Introduction
Thermoplastic carbon fiber composites are transforming the way modern industries design and manufacture high-performance parts. These advanced materials combine the strength and stiffness of carbon fiber with the formability and recyclability of thermoplastic polymers, making them ideal for lightweight, durable, and eco-conscious applications.
What is Thermoplastic Carbon Fiber?
Carbon fiber is known for its outstanding strength-to-weight ratio. When embedded in a thermoplastic matrix such as PEEK, PPS, or PA6, it forms a composite that is lightweight, durable, and recyclable. Thermoplastic carbon fiber boards are especially valued in industries that demand both performance and efficiency, including aerospace, automotive, consumer electronics, and sports equipment.
Molding Technologies for Thermoplastic Carbon Fiber Boards
Compression Molding
Compression molding involves placing carbon fiber prepregs into a heated mold and applying pressure to shape the material. It offers short cycle times and high surface finish quality, making it suitable for automotive panels, enclosures, and structural components.
Thermoforming
Thermoforming heats the laminate to a pliable temperature before molding it into the desired shape. This method allows for the production of large, thin-walled parts and is popular in industries requiring fast, cost-effective production.
Injection Overmolding
This hybrid technique combines injection molding and composite sheet forming, enabling the integration of functional features into carbon fiber parts. It's ideal for manufacturing complex, lightweight components with embedded mounting points or ribs.
Advantages of Thermoplastic Carbon Fiber Composite Molding
- Lightweight & High Strength: Ideal for structural applications where weight savings are critical.
- Recyclability: Thermoplastics can be remelted and reshaped, supporting sustainable manufacturing.
- Fast Production: Shorter cycle times enable high-volume manufacturing with lower energy consumption.
- Impact Resistance: The thermoplastic matrix provides enhanced toughness for crash and impact scenarios.
- Chemical Resistance: Excellent resistance to moisture, oils, and solvents, extending product lifespan.
Applications Across Industries
Thermoplastic carbon fiber boards are widely used in:
- Automotive: Door panels, underbody shields, seat frames, and EV battery enclosures.
- Aerospace: Cabin panels, UAV frames, satellite structural parts.
- Sports: Lightweight bicycles, skis, snowboards, and helmets.
- Consumer Products: Tool housings, electronic enclosures, appliance components.

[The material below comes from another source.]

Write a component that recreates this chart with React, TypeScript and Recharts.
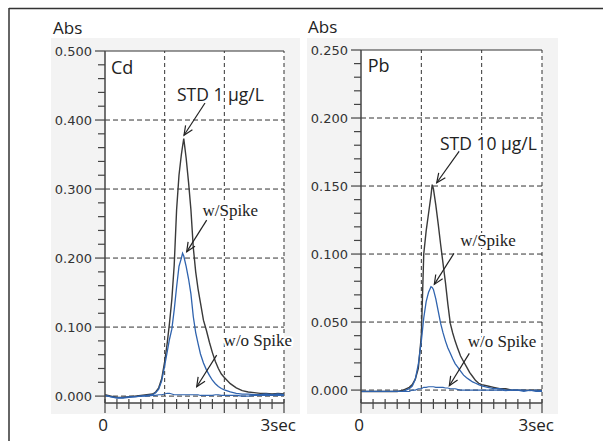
import React from "react";
import { LineChart, Line, XAxis, YAxis, CartesianGrid, ReferenceLine, ReferenceDot } from "recharts";

// ---------- data ----------
const cdTimes = [0, 0.1, 0.2, 0.3, 0.4, 0.5, 0.6, 0.7, 0.8, 0.85, 0.9, 0.95, 1.0, 1.04, 1.08, 1.12, 1.16, 1.2, 1.24, 1.28, 1.3, 1.32, 1.36, 1.4, 1.44, 1.48, 1.52, 1.56, 1.6, 1.65, 1.7, 1.75, 1.8, 1.85, 1.9, 1.95, 2.0, 2.1, 2.2, 2.3, 2.4, 2.5, 2.6, 2.7, 2.8, 2.9, 3.0];
const cdStd = [0.002, 0.0, -0.002, -0.002, -0.001, 0.0, 0.001, 0.002, 0.003, 0.006, 0.012, 0.025, 0.05, 0.075, 0.105, 0.14, 0.19, 0.27, 0.32, 0.35, 0.362, 0.373, 0.345, 0.31, 0.27, 0.215, 0.18, 0.155, 0.135, 0.11, 0.095, 0.078, 0.063, 0.05, 0.04, 0.032, 0.027, 0.018, 0.012, 0.008, 0.006, 0.005, 0.004, 0.004, 0.003, 0.004, 0.003];
const cdSpike = [0.001, -0.001, -0.003, -0.003, -0.002, -0.001, 0.0, 0.001, 0.002, 0.005, 0.01, 0.022, 0.044, 0.063, 0.082, 0.097, 0.125, 0.158, 0.188, 0.2, 0.207, 0.203, 0.188, 0.17, 0.148, 0.115, 0.092, 0.076, 0.061, 0.048, 0.038, 0.03, 0.023, 0.018, 0.014, 0.011, 0.009, 0.006, 0.004, 0.003, 0.003, 0.002, 0.002, 0.003, 0.002, 0.003, 0.002];
const cdBlank = [0.001, -0.001, -0.002, -0.002, -0.001, -0.001, 0.0, 0.0, 0.001, 0.001, 0.002, 0.002, 0.003, 0.004, 0.004, 0.003, 0.002, 0.002, 0.002, 0.002, 0.002, 0.002, 0.002, 0.002, 0.002, 0.002, 0.002, 0.002, 0.001, 0.001, 0.001, 0.001, 0.001, 0.002, 0.002, 0.001, 0.001, 0.001, 0.001, 0.0, 0.0, 0.001, 0.001, 0.001, 0.001, 0.001, 0.001];

const pbTimes = [0, 0.1, 0.2, 0.3, 0.4, 0.5, 0.6, 0.7, 0.8, 0.85, 0.9, 0.95, 1.0, 1.04, 1.08, 1.12, 1.16, 1.18, 1.2, 1.24, 1.28, 1.32, 1.36, 1.4, 1.44, 1.48, 1.52, 1.56, 1.6, 1.65, 1.7, 1.75, 1.8, 1.85, 1.9, 1.95, 2.0, 2.1, 2.2, 2.3, 2.4, 2.5, 2.6, 2.7, 2.8, 2.9, 3.0];
const pbStd = [-0.001, -0.001, -0.001, -0.001, -0.001, -0.001, -0.001, 0.0, 0.002, 0.004, 0.008, 0.016, 0.04, 0.1, 0.117, 0.13, 0.143, 0.151, 0.148, 0.136, 0.122, 0.107, 0.093, 0.079, 0.063, 0.049, 0.042, 0.036, 0.031, 0.025, 0.021, 0.017, 0.013, 0.01, 0.007, 0.005, 0.004, 0.003, 0.002, 0.001, 0.001, 0.0, 0.0, 0.0, 0.0, 0.0, 0.0];
const pbSpike = [-0.001, -0.001, -0.001, -0.001, -0.001, -0.001, -0.001, -0.001, 0.001, 0.003, 0.008, 0.019, 0.036, 0.053, 0.065, 0.072, 0.076, 0.0755, 0.074, 0.067, 0.058, 0.049, 0.042, 0.036, 0.031, 0.027, 0.023, 0.0195, 0.017, 0.014, 0.011, 0.009, 0.0075, 0.006, 0.005, 0.004, 0.003, 0.002, 0.001, 0.001, 0.0, 0.0, 0.0, -0.001, 0.0, -0.001, -0.001];
const pbBlank = [-0.001, -0.001, -0.001, -0.001, -0.001, -0.001, -0.001, -0.001, -0.001, 0.0, 0.0, 0.001, 0.001, 0.002, 0.002, 0.0025, 0.0025, 0.0025, 0.0025, 0.002, 0.002, 0.002, 0.002, 0.0015, 0.0015, 0.001, 0.001, 0.001, 0.0005, 0.0, 0.0, 0.0, 0.0, 0.0, 0.0, 0.0, 0.0, 0.0, 0.0, 0.0, -0.0005, 0.0, 0.0, 0.0, -0.0005, 0.0, -0.0005];

const xTicks = [0, 0.2, 0.4, 0.6, 0.8, 1, 1.2, 1.4, 1.6, 1.8, 2, 2.2, 2.4, 2.6, 2.8, 3];
const xLabelValues = [0, 3];
const xLabelTexts = ["0", "3sec"];
const xGridValues = [1, 2, 3];

const cdYTicks = [0, 0.02, 0.04, 0.06, 0.08, 0.1, 0.12, 0.14, 0.16, 0.18, 0.2, 0.22, 0.24, 0.26, 0.28, 0.3, 0.32, 0.34, 0.36, 0.38, 0.4, 0.42, 0.44, 0.46, 0.48, 0.5];
const cdYMajors = [0, 0.1, 0.2, 0.3, 0.4, 0.5];
const cdYLabels = ["0.000", "0.100", "0.200", "0.300", "0.400", "0.500"];

const pbYTicks = [0, 0.01, 0.02, 0.03, 0.04, 0.05, 0.06, 0.07, 0.08, 0.09, 0.1, 0.11, 0.12, 0.13, 0.14, 0.15, 0.16, 0.17, 0.18, 0.19, 0.2, 0.21, 0.22, 0.23, 0.24, 0.25];
const pbYMajors = [0, 0.05, 0.1, 0.15, 0.2, 0.25];
const pbYLabels = ["0.000", "0.050", "0.100", "0.150", "0.200", "0.250"];

const cdNotes = [
  { kind: "text", x: 0.1, y: 0.477, text: "Cd", font: "sans", size: 18, anchor: "start" },
  { kind: "text", x: 1.935, y: 0.438, text: "STD 1 µg/L", font: "sans", size: 17.5, anchor: "middle" },
  { kind: "arrow", x1: 1.676, y1: 0.4246, x2: 1.324, y2: 0.378 },
  { kind: "text", x: 2.1, y: 0.2696, text: "w/Spike", font: "serif", size: 17, anchor: "middle" },
  { kind: "arrow", x1: 1.704, y1: 0.255, x2: 1.369, y2: 0.209 },
  { kind: "text", x: 2.562, y: 0.08, text: "w/o Spike", font: "serif", size: 17, anchor: "middle" },
  { kind: "arrow", x1: 1.872, y1: 0.0594, x2: 1.537, y2: 0.0135 },
];
const pbNotes = [
  { kind: "text", x: 0.111, y: 0.239, text: "Pb", font: "sans", size: 18, anchor: "start" },
  { kind: "text", x: 2.113, y: 0.1816, text: "STD 10 µg/L", font: "sans", size: 17.5, anchor: "middle" },
  { kind: "arrow", x1: 1.629, y1: 0.1757, x2: 1.255, y2: 0.1524 },
  { kind: "text", x: 2.105, y: 0.1098, text: "w/Spike", font: "serif", size: 17, anchor: "middle" },
  { kind: "arrow", x1: 1.541, y1: 0.1005, x2: 1.215, y2: 0.0777 },
  { kind: "text", x: 2.337, y: 0.0355, text: "w/o Spike", font: "serif", size: 17, anchor: "middle" },
  { kind: "arrow", x1: 1.795, y1: 0.027, x2: 1.464, y2: 0.0032 },
];

// ---------- styles ----------
const SANS = "'Open Sans', 'Noto Sans', sans-serif";
const SERIF = "'Liberation Serif', 'DejaVu Serif', serif";
const TICKFONT = "'DejaVu Sans', sans-serif";
const AXIS = "#444444";
const GRID = "#333333";
const DARK = "#3a3a3a";
const BLUE = "#2f63ae";

const renderXTick = (p: any) => {
  const v = p.payload.value;
  const x = p.x;
  const y = p.y;
  const major = Math.abs(v - Math.round(v)) < 1e-6;
  const li = xLabelValues.findIndex((lv) => Math.abs(lv - v) < 1e-6);
  const isFirst = li === 0;
  return (
    <g>
      <line x1={x} x2={x} y1={y - 4} y2={y + (major ? 10 : 6)} stroke={AXIS} strokeWidth={1.2} />
      {li >= 0 && (
        <text
          x={isFirst ? x - 2 : x + 12}
          y={y + 21}
          textAnchor={isFirst ? "middle" : "end"}
          dominantBaseline="central"
          fontFamily={SANS}
          fontSize={17}
          fill="#222"
        >
          {xLabelTexts[li]}
        </text>
      )}
    </g>
  );
};

const makeYTick = (majors: number[], labels: string[]) => (p: any) => {
  const v = p.payload.value;
  const i = majors.findIndex((m) => Math.abs(m - v) < 1e-9);
  const major = i >= 0;
  return (
    <g>
      <line x1={p.x - (major ? 10 : 7)} x2={p.x} y1={p.y} y2={p.y} stroke={AXIS} strokeWidth={1.2} />
      {major && (
        <text x={p.x - 13} y={p.y} textAnchor="end" dominantBaseline="central" fontFamily={TICKFONT} fontSize={13} fill="#333">
          {labels[i]}
        </text>
      )}
    </g>
  );
};

const arrowShape = (p: any) => {
  const { x1, y1, x2, y2 } = p;
  const ang = Math.atan2(y2 - y1, x2 - x1);
  const L = 10;
  const a = 0.42;
  const ax = x2 - L * Math.cos(ang - a);
  const ay = y2 - L * Math.sin(ang - a);
  const bx = x2 - L * Math.cos(ang + a);
  const by = y2 - L * Math.sin(ang + a);
  return (
    <g>
      <line x1={x1} y1={y1} x2={x2} y2={y2} stroke="#222" strokeWidth={1.2} />
      <polyline points={`${ax},${ay} ${x2},${y2} ${bx},${by}`} fill="none" stroke="#222" strokeWidth={1.2} />
    </g>
  );
};

type PanelProps = {
  left: number;
  times: number[];
  std: number[];
  spike: number[];
  blank: number[];
  yDomain: [number, number];
  yTicks: number[];
  yMajors: number[];
  yLabels: string[];
  notes: any[];
  margin: { top: number; right: number; bottom: number; left: number };
  width: number;
};

function Panel(props: PanelProps) {
  const rows = props.times.map((t, i) => ({ t, std: props.std[i], spike: props.spike[i], blank: props.blank[i] }));
  const top = props.yMajors[props.yMajors.length - 1];
  return (
    <div style={{ position: "absolute", left: props.left, top: 38 }}>
      <LineChart width={props.width} height={403} data={rows} margin={props.margin}>
        <CartesianGrid horizontal={false} vertical={false} fill="#ffffff" />
        <XAxis
          dataKey="t"
          type="number"
          domain={[0, 3]}
          ticks={xTicks}
          interval={0}
          allowDataOverflow
          tickLine={false}
          tickSize={0}
          tickMargin={0}
          height={30}
          axisLine={{ stroke: AXIS, strokeWidth: 1.5 }}
          tick={renderXTick}
        />
        <YAxis
          type="number"
          domain={props.yDomain}
          ticks={props.yTicks}
          interval={0}
          allowDataOverflow
          tickLine={false}
          tickSize={0}
          tickMargin={0}
          width={50}
          axisLine={{ stroke: AXIS, strokeWidth: 1.5 }}
          tick={makeYTick(props.yMajors, props.yLabels)}
        />
        {props.yMajors.map((m) => (
          <ReferenceLine
            key={"h" + m}
            y={m}
            stroke={GRID}
            strokeWidth={1}
            strokeDasharray={m === top ? undefined : "5 3"}
          />
        ))}
        {xGridValues.map((g) => (
          <ReferenceLine key={"v" + g} x={g} stroke={GRID} strokeWidth={1} strokeDasharray="4 3" />
        ))}
        <Line type="linear" dataKey="std" stroke={DARK} strokeWidth={1.4} dot={false} isAnimationActive={false} />
        <Line type="linear" dataKey="spike" stroke={BLUE} strokeWidth={1.3} dot={false} isAnimationActive={false} />
        <Line type="linear" dataKey="blank" stroke={BLUE} strokeWidth={1.1} dot={false} isAnimationActive={false} />
        {props.notes.map((n, i) =>
          n.kind === "arrow" ? (
            <ReferenceLine
              key={"a" + i}
              segment={[
                { x: n.x1, y: n.y1 },
                { x: n.x2, y: n.y2 },
              ]}
              ifOverflow="visible"
              shape={arrowShape}
            />
          ) : (
            <ReferenceDot
              key={"t" + i}
              x={n.x}
              y={n.y}
              r={0}
              ifOverflow="visible"
              shape={(p: any) => (
                <text
                  x={p.cx}
                  y={p.cy}
                  textAnchor={n.anchor}
                  dominantBaseline="central"
                  fontFamily={n.font === "serif" ? SERIF : SANS}
                  fontSize={n.size}
                  fill="#222"
                  stroke="#ffffff"
                  strokeWidth={4}
                  strokeLinejoin="round"
                  paintOrder="stroke"
                >
                  {n.text}
                </text>
              )}
            />
          )
        )}
      </LineChart>
    </div>
  );
}

export default function App() {
  return (
    <div style={{ position: "absolute", left: 0, top: 0, width: 603, height: 441, background: "#ffffff", overflow: "hidden" }}>
      <svg width={603} height={441} style={{ position: "absolute", left: 0, top: 0 }}>
        <line x1={9} y1={8.5} x2={603} y2={8.5} stroke="#333" strokeWidth={1.5} />
        <line x1={9} y1={8} x2={9} y2={441} stroke="#333" strokeWidth={1.5} />
        <rect x={51} y={38} width={249} height={376} fill="#f3f3f3" />
        <rect x={307} y={38} width={251} height={376} fill="#f3f3f3" />
        <text x={53} y={33.5} fontFamily={SANS} fontSize={17} fill="#222">Abs</text>
        <text x={308} y={33} fontFamily={SANS} fontSize={17} fill="#222">Abs</text>
      </svg>
      <Panel
        left={40}
        width={260}
        times={cdTimes}
        std={cdStd}
        spike={cdSpike}
        blank={cdBlank}
        yDomain={[-0.01, 0.5]}
        yTicks={cdYTicks}
        yMajors={cdYMajors}
        yLabels={cdYLabels}
        notes={cdNotes}
        margin={{ top: 13, right: 16, bottom: 8, left: 15 }}
      />
      <Panel
        left={300}
        width={258}
        times={pbTimes}
        std={pbStd}
        spike={pbSpike}
        blank={pbBlank}
        yDomain={[-0.0095, 0.25]}
        yTicks={pbYTicks}
        yMajors={pbYMajors}
        yLabels={pbYLabels}
        notes={pbNotes}
        margin={{ top: 12, right: 16, bottom: 8, left: 11 }}
      />
    </div>
  );
}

Challenges and Technological Innovations
While thermoplastic carbon fiber molding offers numerous advantages, challenges such as high material costs, processing precision, and capital investment exist. However, the use of digital simulation, automated lay-up systems, and hybrid forming techniques is helping overcome these barriers, driving broader adoption.
Future Outlook
As demand for recyclable and high-performance composites increases, thermoplastic carbon fiber technology is expected to grow rapidly. Future innovations will focus on high-temperature polymers, automation, and integrated molding processes, enhancing cost-efficiency and product complexity.
Conclusion
Thermoplastic carbon fiber board composite molding is a cornerstone technology in modern lightweight manufacturing. Offering strength, recyclability, and efficient production, it is increasingly favored in industries where performance and sustainability are key. With ongoing research and development, its potential is expanding into more advanced and diversified applications.